Following a guide on testing for normality, I did a qqplot, histogram & boxplot.
This doesn't seem to be a normal distribution. Since the guide states somewhat correctly that a purely graphical examination isn't sufficient I also want to test the distribution for normality.
Considering the size of the dataset and the limitation of the shapiro-wilks test in R , how should the given distribution be tested for normality and considering the size of the dataset, is this even reliable? (See accepted answer to this question)
Edit:
The limitation of the Shapiro-Wilk test I'm referring to is that the dataset to be tested is limited to 5000 points. To cite another good answer concerning this topic:
An additional issue with the Shapiro-Wilk's test is that when you feed it more data, the chances of the null hypothesis being rejected becomes larger.

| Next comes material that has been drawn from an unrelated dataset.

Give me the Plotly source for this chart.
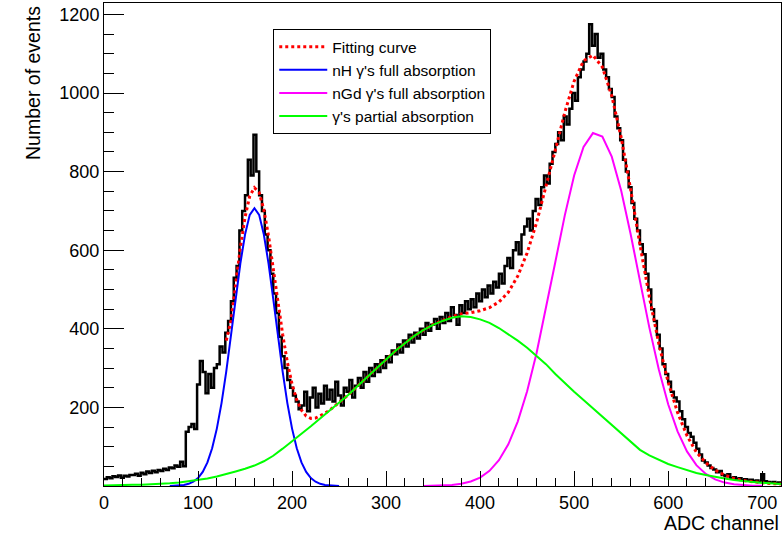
import plotly.graph_objects as go

# histogram, 3 ADC channels per bin, 0-720
bin_width = 3
counts = [
    18, 22, 20, 25, 23, 27, 21, 26, 24, 28,
    28, 31, 26, 34, 30, 37, 33, 39, 35, 41,
    38, 44, 41, 47, 45, 52, 49, 62, 50, 138,
    150, 158, 145, 258, 318, 290, 236, 285, 250, 300,
    310, 355, 340, 390, 420, 470, 530, 560, 650, 700,
    740, 830, 790, 894, 800, 740, 700, 640, 600, 540,
    490, 440, 380, 330, 300, 270, 250, 230, 215, 195,
    205, 240, 190, 225, 250, 200, 235, 210, 255, 220,
    245, 215, 265, 230, 205, 250, 240, 270, 225, 255,
    275, 250, 290, 265, 300, 280, 310, 290, 320, 300,
    330, 315, 345, 335, 360, 340, 370, 355, 385, 365,
    390, 375, 400, 385, 415, 395, 410, 425, 400, 430,
    415, 440, 420, 455, 435, 410, 460, 440, 470, 450,
    475, 455, 490, 470, 500, 480, 510, 490, 520, 505,
    540, 515, 560, 580, 555, 600, 620, 590, 640, 660,
    680, 650, 700, 730, 715, 760, 790, 770, 820, 850,
    870, 900, 880, 940, 920, 960, 1000, 980, 1040, 1060,
    1080, 1100, 1175, 1120, 1150, 1090, 1100, 1060, 1040, 1010,
    990, 940, 910, 880, 830, 800, 760, 720, 680, 650,
    615, 590, 540, 500, 450, 420, 385, 350, 310, 285,
    265, 240, 225, 215, 190, 170, 150, 135, 125, 110,
    95, 80, 65, 60, 52, 46, 42, 35, 38, 28,
    25, 30, 20, 22, 18, 20, 15, 17, 14, 16,
    12, 14, 10, 30, 12, 10, 8, 10, 7, 9,
]

# fit components
nh_x = list(range(70, 255, 5))
nh_y = [0.2, 0.6, 1.3, 2.7, 5.6, 10.9, 20, 36, 60, 96, 146, 211, 291, 381, 476, 566, 640, 690, 707,
        690, 640, 566, 476, 381, 291, 211, 146, 96, 60, 36, 20, 10.9, 5.6, 2.7, 1.3, 0.6, 0.2]

ngd_x = list(range(340, 710, 10))
ngd_y = [0.2, 0.6, 1.3, 2.8, 5.8, 11.4, 21.5, 38.5, 65.6, 106, 164, 241, 338, 450, 570, 688, 790, 863, 898,
         889, 838, 752, 642, 522, 403, 297, 208, 139, 88, 53, 30.6, 16.8, 8.7, 4.3, 2.0, 0.9, 0.4]

part_x = list(range(0, 730, 10))
part_y = [1, 2, 2, 3, 3, 4, 5, 7, 9, 12,
          15, 19, 24, 30, 37, 44, 52, 63, 77, 95,
          113, 133, 152, 172, 192, 212, 232, 255, 278, 300,
          322, 344, 364, 382, 397, 410, 420, 428, 432, 430,
          424, 415, 402, 387, 370, 352, 332, 310, 285, 262,
          240, 219, 198, 177, 155, 135, 114, 92, 78, 66,
          56, 48, 40, 33, 28, 23, 19, 15, 12, 10,
          8, 6, 5]

fit_x = list(range(130, 255, 5)) + list(range(260, 730, 10))
fit_y = [370, 420, 513, 606, 684, 738, 759, 747, 703, 636, 553, 467, 386, 315, 259, 219, 193, 178, 172, 173,
         178, 185, 193, 203, 212,
         232, 255, 278, 300, 322, 344, 364, 382, 397, 411, 421, 431, 438, 441, 446, 454, 468, 493, 534, 593,
         670, 760, 855, 950, 1030, 1082, 1096, 1066, 993, 887, 756, 614, 481, 363, 264, 187, 128, 86, 59, 40,
         28, 19, 14, 11, 8, 6, 5]

edges = [i * bin_width for i in range(len(counts) + 1)]
step_y = counts + [counts[-1]]

fig = go.Figure()
fig.add_trace(go.Scatter(x=edges, y=step_y, mode='lines', line=dict(color='black', width=2.5, shape='hv'),
                         showlegend=False, hoverinfo='skip'))
fig.add_trace(go.Scatter(x=fit_x, y=fit_y, mode='lines', name='Fitting curve',
                         line=dict(color='#ff0000', width=3, dash='dot')))
fig.add_trace(go.Scatter(x=nh_x, y=nh_y, mode='lines', name="nH \u03b3's full absorption",
                         line=dict(color='#0000ff', width=2)))
fig.add_trace(go.Scatter(x=ngd_x, y=ngd_y, mode='lines', name="nGd \u03b3's full absorption",
                         line=dict(color='#ff00ff', width=2)))
fig.add_trace(go.Scatter(x=part_x, y=part_y, mode='lines', name="\u03b3's partial absorption",
                         line=dict(color='#00ff00', width=2)))

font = 'Liberation Sans, Arial, Helvetica, sans-serif'
fig.update_layout(
    width=782, height=533,
    margin=dict(l=104, r=1, t=3, b=47),
    paper_bgcolor='white', plot_bgcolor='white',
    font=dict(family=font, size=18, color='black'),
    legend=dict(x=0.25, y=0.946, xanchor='left', yanchor='top', bgcolor='white',
                bordercolor='black', borderwidth=1, font=dict(size=15.5), itemwidth=48),
    annotations=[
        dict(text='Number of events', textangle=-90, xref='paper', yref='paper',
             x=(33 - 104) / 677, y=0.998, xanchor='center', yanchor='top', showarrow=False,
             font=dict(size=19.5)),
        dict(text='ADC channel', xref='paper', yref='paper', x=1.0, y=-0.077,
             xanchor='right', yanchor='middle', showarrow=False, font=dict(size=19.5)),
    ],
)
fig.update_xaxes(range=[0, 720], tickvals=list(range(0, 800, 100)), ticks='inside', ticklen=15,
                 tickcolor='black', showline=True, linecolor='black', mirror=True, showgrid=False,
                 zeroline=False, minor=dict(ticks='inside', ticklen=8, dtick=20, tick0=0, tickcolor='black'))
fig.update_yaxes(range=[0, 1229], tickvals=list(range(200, 1400, 200)), ticks='inside', ticklen=20,
                 tickcolor='black', showline=True, linecolor='black', mirror=True, showgrid=False,
                 zeroline=False, minor=dict(ticks='inside', ticklen=10, dtick=50, tick0=0, tickcolor='black'))

fig.write_html("out.html", config={'displayModeBar': False},
               post_script="document.body.style.margin='0';")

So what happens is that for large amounts of data even very small deviations from normality can be detected, leading to rejection of the null hypothesis event hough for practical purposes the data is more than normal enough.
[...] Luckily shapiro.test protects the user from the above described effect by limiting the data size to 5000.
As to why I am testing for normal distribution in the first place:
Some hypothesis tests assume normal distribution of the data. I want to know whether or not I can use these tests.